One of the shiniest ideas I picked up from LW is inferential distance. I say “shiny” because the term, so far as I’m aware, has no clear mathematical or pragmatic definition, no substantive use in peer reviewed science, but was novel to me and appeared to make a lot of stuff about the world suddenly make sense. In my head it is marked as “super neat… but possibly a convenient falsehood”. I ran across something yesterday that struck me a beautifully succinct and helpful towards resolving the epistemic status of the concept of “inferential distance”.

While surfing the language log archives I ran across a mailbox response to correspondence about comparative communication efficiency. The author, Mark Liberman, was interested in calculating the amount of information in text and was surprised to find that something about the texts, or the subjects, or his calculation lead to estimating different amounts of information in different translations of the same text (with English requiring 20%-40% more bits than Chinese to say the things in his example text).

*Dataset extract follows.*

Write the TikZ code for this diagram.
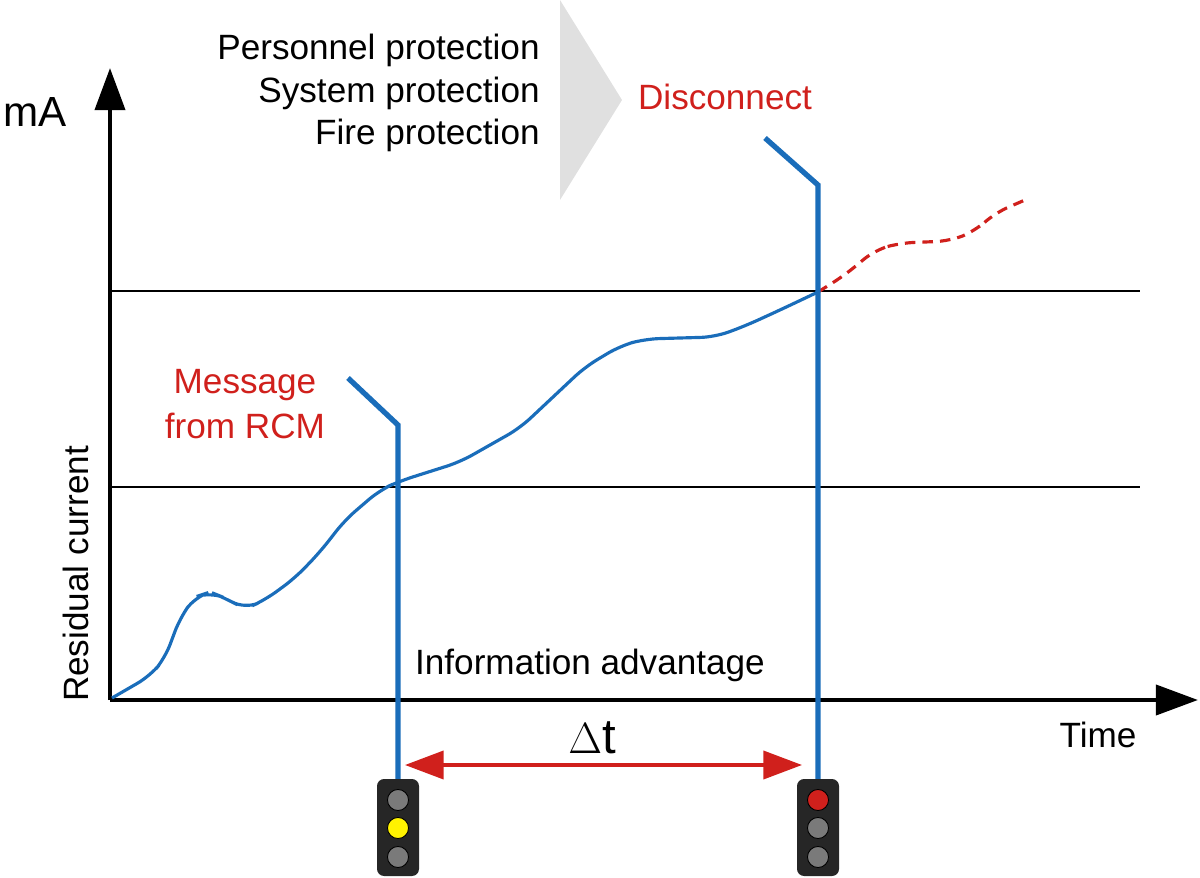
\documentclass[tikz,border=0pt]{standalone}
\usepackage{fontspec}
\setmainfont{Liberation Sans}
\usetikzlibrary{arrows.meta, positioning}
\definecolor{rcmblue}{HTML}{1A6DBA}
\definecolor{rcmred}{HTML}{D0201C}
\definecolor{lampgrey}{HTML}{7A7A7A}
\begin{document}
\begin{tikzpicture}[x=0.02cm, y=-0.02cm,
    axis/.style={line width=2.6pt, -{Triangle[length=24pt,width=17pt]}},
    level/.style={line width=0.9pt},
    trip/.style={rcmblue, line width=3pt},
    lbl/.style={font=\fontsize{20}{24}\selectfont, inner sep=0pt},
    lamp/.style={circle, draw=black, line width=0.5pt, minimum size=24pt*0.5, inner sep=0pt}]
    \useasboundingbox (0,0) rectangle (1200,878);
    % chevron and protection list
    \fill[black!12] (560,0) -- (622,100) -- (560,200) -- cycle;
    \node[lbl, anchor=east] (p1) at (540,50)  {Personnel protection};
    \node[lbl, anchor=east] (p2) at (540,93)  {System protection};
    \node[lbl, anchor=east] (p3) at (540,135) {Fire protection};
    \node[lbl, rcmred] (dis) at (725,97) {Disconnect};
    % axes
    \coordinate (O) at (110,700);
    \coordinate (ytop) at (110,68);
    \coordinate (xend) at (1198,700);
    \draw[axis] (O) -- (ytop);
    \draw[axis] (O) -- (xend);
    \node[lbl, font=\fontsize{24}{28}\selectfont] (ma) at (35,112) {mA};
    \node[lbl, rotate=90] (rc) at (76,574) {Residual current};
    \node[lbl] (time) at (1098,735) {Time};
    % threshold lines
    \draw[level] (110,291) -- (1140,291);
    \draw[level] (110,487) -- (1140,487);
    % residual current curve
    \draw[rcmblue, line width=1.8pt, rounded corners=8pt]
      (112,698) -- (150,676) -- (165,658) -- (180,618) -- (195,597) -- (210,592)
      -- (225,598) -- (245,609) -- (265,600) -- (295,578) -- (320,552) -- (345,520)
      -- (380,490) -- (400,481) -- (460,462) -- (520,428) -- (585,367) -- (620,346)
      -- (645,339) -- (715,337) -- (745,326) -- (780,310) -- (818,292);
    \draw[rcmred, line width=1.8pt, dash pattern=on 6pt off 4pt, rounded corners=8pt]
      (818,292) -- (845,275) -- (875,250) -- (900,243) -- (950,241) -- (975,231)
      -- (995,213) -- (1025,200);
    % message / disconnect markers
    \node[lbl, rcmred, align=center] (msg) at (245,404) {Message\\[2pt]from RCM};
    \draw[trip] (348,378) -- (398,425) -- (398,785);
    \draw[trip] (765,138) -- (818,185) -- (818,785);
    \node[lbl] (info) at (590,665) {Information advantage};
    % delta t
    \coordinate (dl) at (405,765);
    \coordinate (dr) at (802,765);
    \draw[rcmred, line width=2pt, {Triangle[length=22pt,width=16pt]}-{Triangle[length=22pt,width=16pt]}] (dl) -- (dr);
    \node[font=\fontsize{28}{32}\selectfont] (dt) at (592,738) {$\Delta$t};
    % traffic lights
    \foreach \name/\x/\ca/\cb/\cc in {yel/398/lampgrey/yellow/lampgrey, stop/818/rcmred/lampgrey/lampgrey}{
      \fill[black!85, rounded corners=4pt] (\x-21,779) rectangle (\x+21,876);
      \node[lamp, fill=\ca] (\name1) at (\x,800) {};
      \node[lamp, fill=\cb] (\name2) at (\x,828) {};
      \node[lamp, fill=\cc] (\name3) at (\x,857) {};
    }
\end{tikzpicture}
\end{document}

Mr. Liberman was helped by Bob Moore who, among other things, noted:

...why should we expect two languages to use the same number of bits to convey the same thoughts? I believe that when we speak or write we always simplify the complexity of what is actually in our heads, and different languages might implicitly do this more than others. Applying Shannon’s source/​channel model, suppose that when we have a thought T that we want to convey with an utterance U, we act as if our hearer has a prior P(T) over the possible thoughts we may be conveying and estimates a probability P(U|T) that we will have used U to express T. As you well know, according to Shannon, the hearer should find the T that maximizes P(U|T)*P(T) in order to decide what we meant. But the amount of effort that the speaker puts into U will determine the probability that the hearer will get the message T correctly. If the speaker thinks the prior on T is high, then he may choose a shorter U that has a less peaked probability of only coming from T. If I say to my wife “I got it,” I can get by with this short cryptic message, if I think there is a very high probability that she will know what “it” is, but I am taking a risk.

My conjecture is that the acceptable trade-off between linguistic effort and risk of being misunderstood is socially determined over time by each language community and embodied in the language itself. If the probability of being misunderstood varies smoothly with linguistic effort (i.e., bits) without any sharp discontinuities, then there is no reason to suppose that different linguistic communities would end up at exactly the same place on this curve.

Application to inferential distance is left as an exercise for the reader :-)